Requirements: Return the whole listing, keeping every character the same.

Given data:
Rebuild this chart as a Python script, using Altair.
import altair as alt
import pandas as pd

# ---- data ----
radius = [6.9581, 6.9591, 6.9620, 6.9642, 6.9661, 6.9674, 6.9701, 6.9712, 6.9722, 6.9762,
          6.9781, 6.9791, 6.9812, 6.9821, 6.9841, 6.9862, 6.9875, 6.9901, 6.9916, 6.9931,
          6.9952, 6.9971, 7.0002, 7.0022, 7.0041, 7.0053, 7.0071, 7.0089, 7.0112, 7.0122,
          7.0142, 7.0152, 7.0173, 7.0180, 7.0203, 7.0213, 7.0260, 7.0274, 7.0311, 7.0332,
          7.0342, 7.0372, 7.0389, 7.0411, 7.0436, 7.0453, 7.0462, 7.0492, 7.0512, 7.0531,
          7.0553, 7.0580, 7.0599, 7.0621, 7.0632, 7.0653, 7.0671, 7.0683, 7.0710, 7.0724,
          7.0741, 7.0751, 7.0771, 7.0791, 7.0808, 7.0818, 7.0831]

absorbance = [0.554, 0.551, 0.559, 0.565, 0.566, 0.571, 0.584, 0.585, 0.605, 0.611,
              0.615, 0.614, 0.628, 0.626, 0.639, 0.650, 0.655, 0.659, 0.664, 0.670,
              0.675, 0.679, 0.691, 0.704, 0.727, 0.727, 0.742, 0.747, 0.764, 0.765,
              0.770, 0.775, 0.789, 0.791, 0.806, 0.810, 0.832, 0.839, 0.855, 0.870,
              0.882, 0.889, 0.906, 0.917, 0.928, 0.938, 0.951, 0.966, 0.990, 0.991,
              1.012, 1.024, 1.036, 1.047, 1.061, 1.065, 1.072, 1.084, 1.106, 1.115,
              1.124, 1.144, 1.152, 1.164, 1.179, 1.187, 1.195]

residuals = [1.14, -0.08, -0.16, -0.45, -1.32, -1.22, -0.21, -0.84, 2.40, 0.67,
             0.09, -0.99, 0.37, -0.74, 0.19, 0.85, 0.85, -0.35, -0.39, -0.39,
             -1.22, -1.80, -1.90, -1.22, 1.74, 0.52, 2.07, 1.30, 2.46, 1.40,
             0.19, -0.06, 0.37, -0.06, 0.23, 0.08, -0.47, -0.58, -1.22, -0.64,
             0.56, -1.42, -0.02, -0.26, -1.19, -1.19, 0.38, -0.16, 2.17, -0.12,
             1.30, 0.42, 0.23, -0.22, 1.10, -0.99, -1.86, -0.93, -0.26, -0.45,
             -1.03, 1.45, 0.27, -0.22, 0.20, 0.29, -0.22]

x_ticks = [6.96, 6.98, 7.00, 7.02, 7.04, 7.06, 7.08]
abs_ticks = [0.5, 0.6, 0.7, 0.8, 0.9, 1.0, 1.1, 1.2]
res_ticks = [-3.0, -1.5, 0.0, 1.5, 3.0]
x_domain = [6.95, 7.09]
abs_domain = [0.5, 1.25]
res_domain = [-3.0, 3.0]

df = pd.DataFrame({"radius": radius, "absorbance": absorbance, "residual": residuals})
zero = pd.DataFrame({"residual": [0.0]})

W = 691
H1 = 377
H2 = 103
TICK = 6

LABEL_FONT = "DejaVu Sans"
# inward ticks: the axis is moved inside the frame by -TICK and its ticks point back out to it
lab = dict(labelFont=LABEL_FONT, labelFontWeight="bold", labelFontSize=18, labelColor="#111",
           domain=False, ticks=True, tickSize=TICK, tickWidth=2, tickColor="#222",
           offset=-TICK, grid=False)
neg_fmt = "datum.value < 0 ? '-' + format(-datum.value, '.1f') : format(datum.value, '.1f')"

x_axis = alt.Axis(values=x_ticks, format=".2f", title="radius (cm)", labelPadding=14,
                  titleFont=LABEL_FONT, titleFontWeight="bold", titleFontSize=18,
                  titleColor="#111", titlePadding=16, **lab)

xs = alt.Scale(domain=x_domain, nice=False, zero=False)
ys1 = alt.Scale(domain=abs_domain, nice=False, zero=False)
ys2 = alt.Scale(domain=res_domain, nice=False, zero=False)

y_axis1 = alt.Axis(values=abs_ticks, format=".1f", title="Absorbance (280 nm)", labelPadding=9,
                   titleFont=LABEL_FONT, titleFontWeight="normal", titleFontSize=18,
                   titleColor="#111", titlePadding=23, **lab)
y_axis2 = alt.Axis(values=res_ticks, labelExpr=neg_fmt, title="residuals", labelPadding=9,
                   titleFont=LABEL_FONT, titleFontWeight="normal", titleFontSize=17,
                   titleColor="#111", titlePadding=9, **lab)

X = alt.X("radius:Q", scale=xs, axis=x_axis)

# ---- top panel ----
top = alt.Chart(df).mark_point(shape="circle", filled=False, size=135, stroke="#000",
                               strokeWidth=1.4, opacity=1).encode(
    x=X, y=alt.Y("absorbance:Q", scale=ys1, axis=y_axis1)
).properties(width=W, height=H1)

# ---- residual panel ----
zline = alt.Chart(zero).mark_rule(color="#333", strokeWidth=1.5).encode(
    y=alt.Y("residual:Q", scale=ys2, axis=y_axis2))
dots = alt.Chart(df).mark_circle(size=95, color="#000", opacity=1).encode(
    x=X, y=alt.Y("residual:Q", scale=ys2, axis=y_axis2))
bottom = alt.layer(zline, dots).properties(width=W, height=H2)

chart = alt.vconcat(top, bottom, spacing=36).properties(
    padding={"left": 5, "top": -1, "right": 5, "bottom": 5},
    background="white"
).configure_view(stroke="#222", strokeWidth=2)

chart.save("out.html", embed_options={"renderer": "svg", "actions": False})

Output for this exercise:
Rebuild this chart as a Python script, using Altair.
import altair as alt
import pandas as pd

# ---- data ----
radius = [6.9581, 6.9591, 6.9620, 6.9642, 6.9661, 6.9674, 6.9701, 6.9712, 6.9722, 6.9762,
          6.9781, 6.9791, 6.9812, 6.9821, 6.9841, 6.9862, 6.9875, 6.9901, 6.9916, 6.9931,
          6.9952, 6.9971, 7.0002, 7.0022, 7.0041, 7.0053, 7.0071, 7.0089, 7.0112, 7.0122,
          7.0142, 7.0152, 7.0173, 7.0180, 7.0203, 7.0213, 7.0260, 7.0274, 7.0311, 7.0332,
          7.0342, 7.0372, 7.0389, 7.0411, 7.0436, 7.0453, 7.0462, 7.0492, 7.0512, 7.0531,
          7.0553, 7.0580, 7.0599, 7.0621, 7.0632, 7.0653, 7.0671, 7.0683, 7.0710, 7.0724,
          7.0741, 7.0751, 7.0771, 7.0791, 7.0808, 7.0818, 7.0831]

absorbance = [0.554, 0.551, 0.559, 0.565, 0.566, 0.571, 0.584, 0.585, 0.605, 0.611,
              0.615, 0.614, 0.628, 0.626, 0.639, 0.650, 0.655, 0.659, 0.664, 0.670,
              0.675, 0.679, 0.691, 0.704, 0.727, 0.727, 0.742, 0.747, 0.764, 0.765,
              0.770, 0.775, 0.789, 0.791, 0.806, 0.810, 0.832, 0.839, 0.855, 0.870,
              0.882, 0.889, 0.906, 0.917, 0.928, 0.938, 0.951, 0.966, 0.990, 0.991,
              1.012, 1.024, 1.036, 1.047, 1.061, 1.065, 1.072, 1.084, 1.106, 1.115,
              1.124, 1.144, 1.152, 1.164, 1.179, 1.187, 1.195]

residuals = [1.14, -0.08, -0.16, -0.45, -1.32, -1.22, -0.21, -0.84, 2.40, 0.67,
             0.09, -0.99, 0.37, -0.74, 0.19, 0.85, 0.85, -0.35, -0.39, -0.39,
             -1.22, -1.80, -1.90, -1.22, 1.74, 0.52, 2.07, 1.30, 2.46, 1.40,
             0.19, -0.06, 0.37, -0.06, 0.23, 0.08, -0.47, -0.58, -1.22, -0.64,
             0.56, -1.42, -0.02, -0.26, -1.19, -1.19, 0.38, -0.16, 2.17, -0.12,
             1.30, 0.42, 0.23, -0.22, 1.10, -0.99, -1.86, -0.93, -0.26, -0.45,
             -1.03, 1.45, 0.27, -0.22, 0.20, 0.29, -0.22]

x_ticks = [6.96, 6.98, 7.00, 7.02, 7.04, 7.06, 7.08]
abs_ticks = [0.5, 0.6, 0.7, 0.8, 0.9, 1.0, 1.1, 1.2]
res_ticks = [-3.0, -1.5, 0.0, 1.5, 3.0]
x_domain = [6.95, 7.09]
abs_domain = [0.5, 1.25]
res_domain = [-3.0, 3.0]

df = pd.DataFrame({"radius": radius, "absorbance": absorbance, "residual": residuals})
zero = pd.DataFrame({"residual": [0.0]})

W = 691
H1 = 377
H2 = 103
TICK = 6

LABEL_FONT = "DejaVu Sans"
# inward ticks: the axis is moved inside the frame by -TICK and its ticks point back out to it
lab = dict(labelFont=LABEL_FONT, labelFontWeight="bold", labelFontSize=18, labelColor="#111",
           domain=False, ticks=True, tickSize=TICK, tickWidth=2, tickColor="#222",
           offset=-TICK, grid=False)
neg_fmt = "datum.value < 0 ? '-' + format(-datum.value, '.1f') : format(datum.value, '.1f')"

x_axis = alt.Axis(values=x_ticks, format=".2f", title="radius (cm)", labelPadding=14,
                  titleFont=LABEL_FONT, titleFontWeight="bold", titleFontSize=18,
                  titleColor="#111", titlePadding=16, **lab)

xs = alt.Scale(domain=x_domain, nice=False, zero=False)
ys1 = alt.Scale(domain=abs_domain, nice=False, zero=False)
ys2 = alt.Scale(domain=res_domain, nice=False, zero=False)

y_axis1 = alt.Axis(values=abs_ticks, format=".1f", title="Absorbance (280 nm)", labelPadding=9,
                   titleFont=LABEL_FONT, titleFontWeight="normal", titleFontSize=18,
                   titleColor="#111", titlePadding=23, **lab)
y_axis2 = alt.Axis(values=res_ticks, labelExpr=neg_fmt, title="residuals", labelPadding=9,
                   titleFont=LABEL_FONT, titleFontWeight="normal", titleFontSize=17,
                   titleColor="#111", titlePadding=9, **lab)

X = alt.X("radius:Q", scale=xs, axis=x_axis)

# ---- top panel ----
top = alt.Chart(df).mark_point(shape="circle", filled=False, size=135, stroke="#000",
                               strokeWidth=1.4, opacity=1).encode(
    x=X, y=alt.Y("absorbance:Q", scale=ys1, axis=y_axis1)
).properties(width=W, height=H1)

# ---- residual panel ----
zline = alt.Chart(zero).mark_rule(color="#333", strokeWidth=1.5).encode(
    y=alt.Y("residual:Q", scale=ys2, axis=y_axis2))
dots = alt.Chart(df).mark_circle(size=95, color="#000", opacity=1).encode(
    x=X, y=alt.Y("residual:Q", scale=ys2, axis=y_axis2))
bottom = alt.layer(zline, dots).properties(width=W, height=H2)

chart = alt.vconcat(top, bottom, spacing=36).properties(
    padding={"left": 5, "top": -1, "right": 5, "bottom": 5},
    background="white"
).configure_view(stroke="#222", strokeWidth=2)

chart.save("out.html", embed_options={"renderer": "svg", "actions": False})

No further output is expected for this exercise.